I have met Prof. Rufa’i on two occasions, when she represented President Jonathan at the convocation ceremonies of the University of Ilorin and her brilliance was striking. I remember Saturday, October 22, 2011 after commissioning the projects executed by the dynamic Is-haq Oloyede Administration, she was fired with questions by journalists on the then raging issue of the Post-Unified Tertiary Matriculation Examinations (Post-UTME) that pitted the Joint Admissions and Matriculation Board (JAMB) against Vice-Chancellors, a matter that dragged the two parties to the Senate. The Minister was smart and I admired her balanced response.
“Quality is what everybody is emphasising now. We know that we are emphasising that aspect too because we have to ensure equity….So that is why we say that post-UTME, at least for now, is something that we should continue….JAMB is our product also. It is our baby and part of us. We are proud of what JAMB is doing. At least if universities are going to admit 5,000 students, 3,000 may have applied through JAMB…but each of the universities also has embedded in its own Act to have a say in who they actually admit. Definitely, I am sure the senators are looking into this,” she said, voicing her opinion and still praising the party that, as later events confirmed, was overreaching itself.
I also met Prof. Rufa’i when she came again to UNILORIN on Sunday October 21, 2012 on behalf of the President to commission projects. What struck me then was her courage. The University had constructed a canopy walkway or a suspended footbridge inspired by the canopy walkway in the Kakum Forest, Ghana, in its zoo, which was also commissioned, and the Minister had the singular trouble of walking over the bridge several metres high extending about 100 metres close to the lions. I personally felt the Minister would do the commissioning by cutting the tape only but she led the way all through by climbing the canopy and walking through the ropes, which encouraged some of us to follow suit.

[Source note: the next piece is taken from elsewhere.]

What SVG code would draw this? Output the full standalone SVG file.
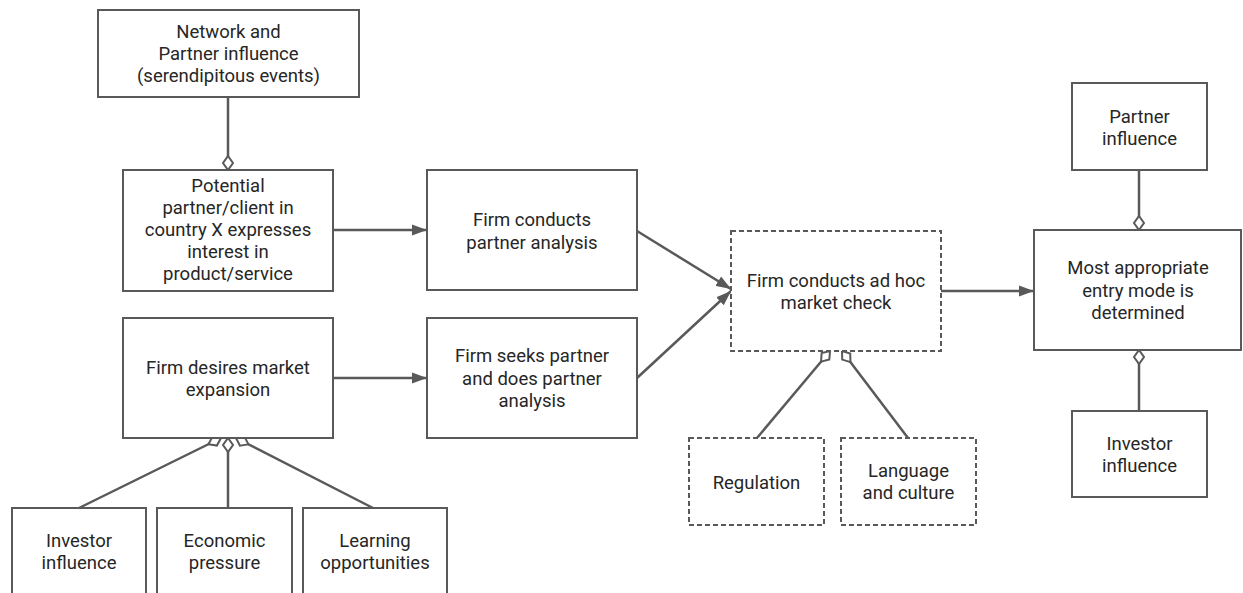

Right-thinking Nigerians would appreciate this Amazon better while handing over the Ministry of Education two days ago. She appreciated the President and noted that her tenure had expired. She waxed philosophical that “we should know that a time like this will come because if it does not, death is surely an end,” reinforcing the axiom that nothing lasts forever. It is this state of mind that we should all have since our position, or tenure on earth, can also come to an abrupt end anytime. And, as a true academic would always find no place as good as the classroom ultimately, Prof. Rufa’i does not disappoint us by announcing that she is returning to the classroom.
I heartily congratulate this woman of character and substance as she is the type that can raise her head high anywhere, and like Napoleon Bonaparte, also agreeably proclaim, “Veni Vedi Vici” or “I came, I saw and I conquered”!
Dr Adedimeji is a Senior Lecturer at the University of Ilorin, Ilorin.